İnandığımız İslamiyet'in haber verdiği üzere bu dünyaya sınav olmaya geldik.
Hepimiz bir sınavın içerisinde karşımıza çıkan hal ve durumlara karşı bir tavır takınıyor bu takındığımız tavır ile de puanlarımızı yazdırıyoruz.
İnsanın en mükemmel mânâda gerçekleştirmesi beklenen kulluk vazifelerinden biri de sabırdır. Bu deprem musibetinde evini, ailesini kısaca her şeyini 1 dakika içinde kaybetmiş olan insanımız sabır imtihanını da en ileri mânâda kazanmıştır.
Büyüklüğünü, inançlarına olan samimi bağlılığını her fırsatta kanıtlamış olan Anadolu'nun bu aziz milleti son deprem imtihanında yeniden tevazunun, sevginin, anlayışın, diğergamlığın, hoşgörü ve dayanışmanın vücut bulmuş hali olduğunu göstermiştir.
Elbette bir de verdikleri sınavı kazanamayan birçok kurum ve insanı da gösterdi deprem musibeti bizlere.
Haşir meydanı, hayvanların bile gerek insanlardan ve gerekse birbirilerinden olan haklarının alınacağı, hattâ bir kâfirin Müslümanda olan hakkının dahi hesaba katılacağı bir yüce adalet divânı olarak insanları beklemektedir.

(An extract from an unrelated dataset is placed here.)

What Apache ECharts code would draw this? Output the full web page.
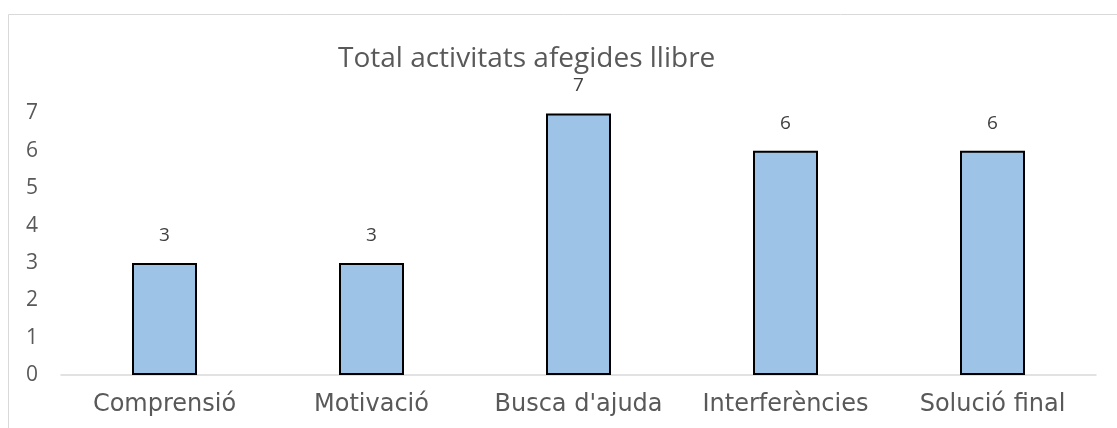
<!DOCTYPE html>
<html>
<head>
<meta charset="utf-8">
<script src="https://cdn.jsdelivr.net/npm/echarts@6/dist/echarts.min.js"></script>
<style>
  html, body { margin: 0; padding: 0; background: #fff; }
  #chart { width: 1117px; height: 428px; }
</style>
</head>
<body>
<div id="chart"></div>
<script>
  var categories = ['Comprensió', 'Motivació', "Busca d'ajuda", 'Interferències', 'Solució final'];
  var values = [3, 3, 7, 6, 6];
  var yTicks = [0, 1, 2, 3, 4, 5, 6, 7];

  var myChart = echarts.init(document.getElementById('chart'));
  myChart.setOption({
    animation: false,
    backgroundColor: '#fff',
    title: {
      text: 'Total activitats afegides llibre',
      left: 338,
      top: 45,
      padding: 0,
      textStyle: {
        fontFamily: 'Open Sans',
        fontSize: 28,
        fontWeight: 'normal',
        color: '#595959'
      }
    },
    graphic: [{
      type: 'rect',
      silent: true,
      shape: { x: 8.5, y: 14.5, width: 1300, height: 600 },
      style: { fill: 'none', stroke: '#d9d9d9', lineWidth: 1 }
    }],
    grid: {
      left: 61,
      right: 21,
      top: 113.5,
      bottom: 53
    },
    xAxis: {
      type: 'category',
      data: categories,
      axisLine: { lineStyle: { color: '#d9d9d9', width: 1.5 } },
      axisTick: { show: false },
      axisLabel: {
        interval: 0,
        hideOverlap: false,
        margin: 18,
        fontFamily: 'DejaVu Sans',
        fontSize: 24,
        color: '#595959'
      }
    },
    yAxis: {
      type: 'value',
      min: yTicks[0],
      max: yTicks[yTicks.length - 1],
      interval: 1,
      splitLine: { show: false },
      axisLine: { show: false },
      axisTick: { show: false },
      axisLabel: {
        margin: 23,
        fontFamily: 'Open Sans',
        fontSize: 21,
        color: '#595959'
      }
    },
    series: [{
      type: 'bar',
      data: values,
      barWidth: '31.4%',
      itemStyle: {
        color: '#9dc3e6',
        borderColor: '#000',
        borderWidth: 2
      },
      label: {
        show: true,
        position: 'top',
        distance: 18,
        fontFamily: 'Open Sans',
        fontSize: 19,
        color: '#404040'
      }
    }]
  });
</script>
</body>
</html>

Örneğin, sadece müteahhitler miydi suçlu? Ya onları denetleyenler. Onlar çocuklarına helal lokma götürmekle sınanmıyorlar mıydı? İmar izni veren devlet adamları ellerindeki mühür ile sınanmadıklarını mı sanıyorlar?
Bu milletin parasıyla okullarda okuyan inşaat mühendisleri, mimarlar bu ülkeye hizmet etmek için yetiştirilmediler mi? Bu memleketin insanları vergileri ile okutmadılar mı mimarı, mühendisi? Onları bu kötü yapıların altında ölmeye mecbur etmenin hangi dinde yeri var?
Kuran'ı Kerim'de ' işi ehline veriniz ' ayetine rağmen İlahiyat Fakültesi mezununu AFAD'ın başına koyanların imtihanı ne olacak?
Bu mu gerçekten Müslümanlık?
Yaşayanlardan helallik istemek kolay. Enkazın altında inleye inleye soğuktan, açlıktan, susuzluktan can verenlerin hakkını nasıl ödeyeceksiniz? Onlarla nasıl helalleşmeyi düşünüyorsunuz?
Orada ölen çocuklar sizi Allah'a şikayet etmeyecek mi sanıyorsunuz?
"Allah'ım bu memlekette yıllarca deprem vergisi toplandı da bu vergiler yollara harcandı. Ben hayatımın baharında bile değilken, annem ve babamla birlikte dönüştürülmeyen binanın altında kalıp öldük. Şikâyetçiyim; Ben günlerce soğuğun altında aç, susuz can verdim. Beni günlerce kurtarmaya kimse gelmedi" dediğinde nereye kaçacaksınız?
"Kenar-ı Diclede bir kurt kapsa koyunu, Gelir de adl-i ilâhi Ömer'den sorar onu"
Biz buna iman etmedik mi? Ey Müslüman devlet adamları?
Ya milletin küçücük evlatları, yaşlı koca ataları soğuktan tiril tiril titrerken depolarında çadır tutup afet bölgesine elinde ne var ne yok göndermeyen Kızılay'ın üstüne bir de bu çadırları satması hangi dine sığar? Hadi bu milletin KIZILAY'a verdiği kanı hastanelere satıyorsunuz. Bu milletin parasını verdiği çadırı niye depoda tutup sonra da bu millete satıyorsunuz. Bu millet zaten ihtiyacı olduğunda yanında olmanız için size para vermiyor mu?
Annenin evladına fayda vermeyeceği o günde, millet karda kışta çoluk çocuk donarken depolarınızda neden çadırları tuttuğunuzu nasıl açıklayacaksınız? Allah'ı nasıl kandıracaksınız? Kıldığınız namazlarla mı tuttuğunuz oruçlarla mı?
Bu millet acı karşısındaki vakur duruşuyla, yardıma ihtiyacı olan din kardeşinin yardımına amasız, fakatsız koşması ile sınavı geçmiştir.Siz kendi derdinize yanın.